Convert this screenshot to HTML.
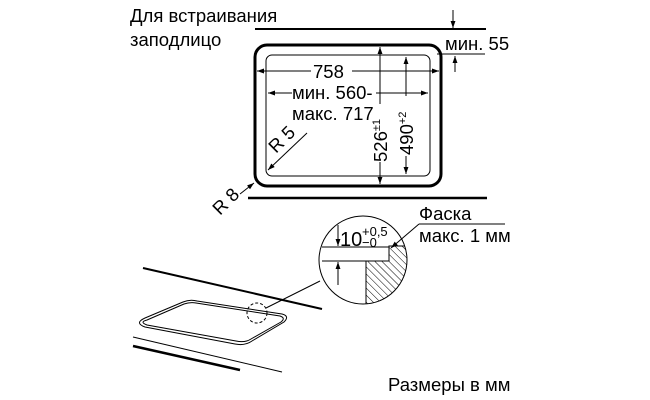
<!DOCTYPE html>
<html><head><meta charset="utf-8"><style>
html,body{margin:0;padding:0;background:#fff;}
svg{display:block;font-family:"Liberation Sans",Arial,sans-serif;}
</style></head><body>
<svg width="650" height="400" viewBox="0 0 650 400" xmlns="http://www.w3.org/2000/svg">
<defs>
<marker id="a" viewBox="0 0 10 10" refX="10" refY="5" markerWidth="7" markerHeight="7" orient="auto-start-reverse"><path d="M0,1.5 L10,5 L0,8.5 z" fill="#000"/></marker>
<pattern id="h" width="5" height="5" patternUnits="userSpaceOnUse" patternTransform="rotate(-45)"><line x1="0" y1="0" x2="0" y2="5" stroke="#000" stroke-width="1"/></pattern>
<clipPath id="c"><circle cx="363" cy="260" r="44"/></clipPath>
</defs>
<g fill="#000" font-size="18.5">
<text x="130" y="22">Для встраивания</text>
<text x="130" y="46">заподлицо</text>
<text x="445" y="50">мин. 55</text>
<text x="419" y="220">Фаска</text>
<text x="419" y="242">макс. 1 мм</text>
<text x="388" y="391">Размеры в мм</text>
</g>
<g stroke="#000" fill="none">
<line x1="255" y1="29" x2="486" y2="29" stroke-width="2"/>
<line x1="453" y1="10" x2="453" y2="28" stroke-width="1" marker-end="url(#a)"/>
<line x1="437" y1="54" x2="485" y2="54" stroke-width="1"/>
<line x1="455" y1="72" x2="455" y2="56" stroke-width="1" marker-end="url(#a)"/>
<rect x="255" y="45" width="186" height="141" rx="12" stroke-width="3"/>
<rect x="266" y="55" width="164" height="121" rx="6" stroke-width="1"/>
<line x1="248" y1="198" x2="487" y2="198" stroke-width="2.5"/>
<line x1="257" y1="71" x2="311" y2="71" stroke-width="1" marker-start="url(#a)"/>
<line x1="352" y1="71" x2="439" y2="71" stroke-width="1" marker-end="url(#a)"/>
<line x1="268" y1="93" x2="292" y2="93" stroke-width="1" marker-start="url(#a)"/>
<line x1="376" y1="93" x2="428" y2="93" stroke-width="1" marker-end="url(#a)"/>
<line x1="380" y1="47" x2="380" y2="184" stroke-width="1" marker-start="url(#a)" marker-end="url(#a)"/>
<line x1="406" y1="57" x2="406" y2="174" stroke-width="1" marker-start="url(#a)" marker-end="url(#a)"/>
<line x1="307" y1="133" x2="268" y2="170" stroke-width="1" marker-end="url(#a)"/>
<line x1="240" y1="194" x2="254" y2="183" stroke-width="1" marker-end="url(#a)"/>
</g>
<g fill="#fff"><rect x="373" y="104" width="14" height="58"/><rect x="399" y="96" width="14" height="60"/></g>
<g fill="#000" font-size="18.5">
<text x="313" y="78">758</text>
<text x="292" y="99">мин. 560-</text>
<text x="292" y="120">макс. 717</text>
<text transform="translate(387,162) rotate(-90)">526<tspan font-size="11" dy="-7">±1</tspan></text>
<text transform="translate(413,155) rotate(-90)">490<tspan font-size="11" dy="-7">+2</tspan></text>
<text transform="translate(276,154) rotate(-45)">R 5</text>
<text transform="translate(220,216) rotate(-45)">R 8</text>
</g>
<g stroke="#000" fill="none">
<line x1="143" y1="268" x2="322" y2="309" stroke-width="2"/>
<line x1="133" y1="337" x2="282" y2="372" stroke-width="1"/>
<line x1="133" y1="346" x2="240" y2="370" stroke-width="2.5"/>
<path d="M145,318 L183,302 Q190,299 197,301 L282,314 Q290,316 284,322 L252,341 Q245,346 235,344 L145,327 Q134,323 145,318 z" stroke-width="1"/>
<path d="M147,320 L184,304 Q190,302 196,303 L280,316 Q286,318 281,322 L251,339 Q245,343 236,341 L147,325 Q139,322 147,320 z" stroke-width="1"/>
<circle cx="257" cy="313" r="10" stroke-width="1" stroke-dasharray="3,2"/>
<line x1="266" y1="308" x2="320" y2="281" stroke-width="1"/>
<g clip-path="url(#c)">
<path d="M389,246 L420,246 L420,320 L366,320 L366,261 L389,261 z" fill="url(#h)" stroke="#000" stroke-width="1"/>
</g>
<circle cx="363" cy="260" r="44" stroke-width="1"/>
<line x1="322" y1="247" x2="389" y2="247" stroke-width="1"/>
<line x1="322" y1="261" x2="366" y2="261" stroke-width="1"/>
<line x1="338" y1="225" x2="338" y2="246" stroke-width="1" marker-end="url(#a)"/>
<line x1="338" y1="285" x2="338" y2="262" stroke-width="1" marker-end="url(#a)"/>
<line x1="419" y1="224" x2="505" y2="224" stroke-width="1"/>
<line x1="419" y1="224" x2="391" y2="248" stroke-width="1" marker-end="url(#a)"/>
</g>
<g fill="#000">
<text x="340" y="246" font-size="20">10</text>
<text x="362" y="236" font-size="13">+0,5</text>
<text x="362" y="247" font-size="13">−0</text>
</g>
</svg>
</body></html>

# Problem details
Copy the whole of the material above exactly, but not its images.

# Answer to the problem
Convert this screenshot to HTML.
<!DOCTYPE html>
<html><head><meta charset="utf-8"><style>
html,body{margin:0;padding:0;background:#fff;}
svg{display:block;font-family:"Liberation Sans",Arial,sans-serif;}
</style></head><body>
<svg width="650" height="400" viewBox="0 0 650 400" xmlns="http://www.w3.org/2000/svg">
<defs>
<marker id="a" viewBox="0 0 10 10" refX="10" refY="5" markerWidth="7" markerHeight="7" orient="auto-start-reverse"><path d="M0,1.5 L10,5 L0,8.5 z" fill="#000"/></marker>
<pattern id="h" width="5" height="5" patternUnits="userSpaceOnUse" patternTransform="rotate(-45)"><line x1="0" y1="0" x2="0" y2="5" stroke="#000" stroke-width="1"/></pattern>
<clipPath id="c"><circle cx="363" cy="260" r="44"/></clipPath>
</defs>
<g fill="#000" font-size="18.5">
<text x="130" y="22">Для встраивания</text>
<text x="130" y="46">заподлицо</text>
<text x="445" y="50">мин. 55</text>
<text x="419" y="220">Фаска</text>
<text x="419" y="242">макс. 1 мм</text>
<text x="388" y="391">Размеры в мм</text>
</g>
<g stroke="#000" fill="none">
<line x1="255" y1="29" x2="486" y2="29" stroke-width="2"/>
<line x1="453" y1="10" x2="453" y2="28" stroke-width="1" marker-end="url(#a)"/>
<line x1="437" y1="54" x2="485" y2="54" stroke-width="1"/>
<line x1="455" y1="72" x2="455" y2="56" stroke-width="1" marker-end="url(#a)"/>
<rect x="255" y="45" width="186" height="141" rx="12" stroke-width="3"/>
<rect x="266" y="55" width="164" height="121" rx="6" stroke-width="1"/>
<line x1="248" y1="198" x2="487" y2="198" stroke-width="2.5"/>
<line x1="257" y1="71" x2="311" y2="71" stroke-width="1" marker-start="url(#a)"/>
<line x1="352" y1="71" x2="439" y2="71" stroke-width="1" marker-end="url(#a)"/>
<line x1="268" y1="93" x2="292" y2="93" stroke-width="1" marker-start="url(#a)"/>
<line x1="376" y1="93" x2="428" y2="93" stroke-width="1" marker-end="url(#a)"/>
<line x1="380" y1="47" x2="380" y2="184" stroke-width="1" marker-start="url(#a)" marker-end="url(#a)"/>
<line x1="406" y1="57" x2="406" y2="174" stroke-width="1" marker-start="url(#a)" marker-end="url(#a)"/>
<line x1="307" y1="133" x2="268" y2="170" stroke-width="1" marker-end="url(#a)"/>
<line x1="240" y1="194" x2="254" y2="183" stroke-width="1" marker-end="url(#a)"/>
</g>
<g fill="#fff"><rect x="373" y="104" width="14" height="58"/><rect x="399" y="96" width="14" height="60"/></g>
<g fill="#000" font-size="18.5">
<text x="313" y="78">758</text>
<text x="292" y="99">мин. 560-</text>
<text x="292" y="120">макс. 717</text>
<text transform="translate(387,162) rotate(-90)">526<tspan font-size="11" dy="-7">±1</tspan></text>
<text transform="translate(413,155) rotate(-90)">490<tspan font-size="11" dy="-7">+2</tspan></text>
<text transform="translate(276,154) rotate(-45)">R 5</text>
<text transform="translate(220,216) rotate(-45)">R 8</text>
</g>
<g stroke="#000" fill="none">
<line x1="143" y1="268" x2="322" y2="309" stroke-width="2"/>
<line x1="133" y1="337" x2="282" y2="372" stroke-width="1"/>
<line x1="133" y1="346" x2="240" y2="370" stroke-width="2.5"/>
<path d="M145,318 L183,302 Q190,299 197,301 L282,314 Q290,316 284,322 L252,341 Q245,346 235,344 L145,327 Q134,323 145,318 z" stroke-width="1"/>
<path d="M147,320 L184,304 Q190,302 196,303 L280,316 Q286,318 281,322 L251,339 Q245,343 236,341 L147,325 Q139,322 147,320 z" stroke-width="1"/>
<circle cx="257" cy="313" r="10" stroke-width="1" stroke-dasharray="3,2"/>
<line x1="266" y1="308" x2="320" y2="281" stroke-width="1"/>
<g clip-path="url(#c)">
<path d="M389,246 L420,246 L420,320 L366,320 L366,261 L389,261 z" fill="url(#h)" stroke="#000" stroke-width="1"/>
</g>
<circle cx="363" cy="260" r="44" stroke-width="1"/>
<line x1="322" y1="247" x2="389" y2="247" stroke-width="1"/>
<line x1="322" y1="261" x2="366" y2="261" stroke-width="1"/>
<line x1="338" y1="225" x2="338" y2="246" stroke-width="1" marker-end="url(#a)"/>
<line x1="338" y1="285" x2="338" y2="262" stroke-width="1" marker-end="url(#a)"/>
<line x1="419" y1="224" x2="505" y2="224" stroke-width="1"/>
<line x1="419" y1="224" x2="391" y2="248" stroke-width="1" marker-end="url(#a)"/>
</g>
<g fill="#000">
<text x="340" y="246" font-size="20">10</text>
<text x="362" y="236" font-size="13">+0,5</text>
<text x="362" y="247" font-size="13">−0</text>
</g>
</svg>
</body></html>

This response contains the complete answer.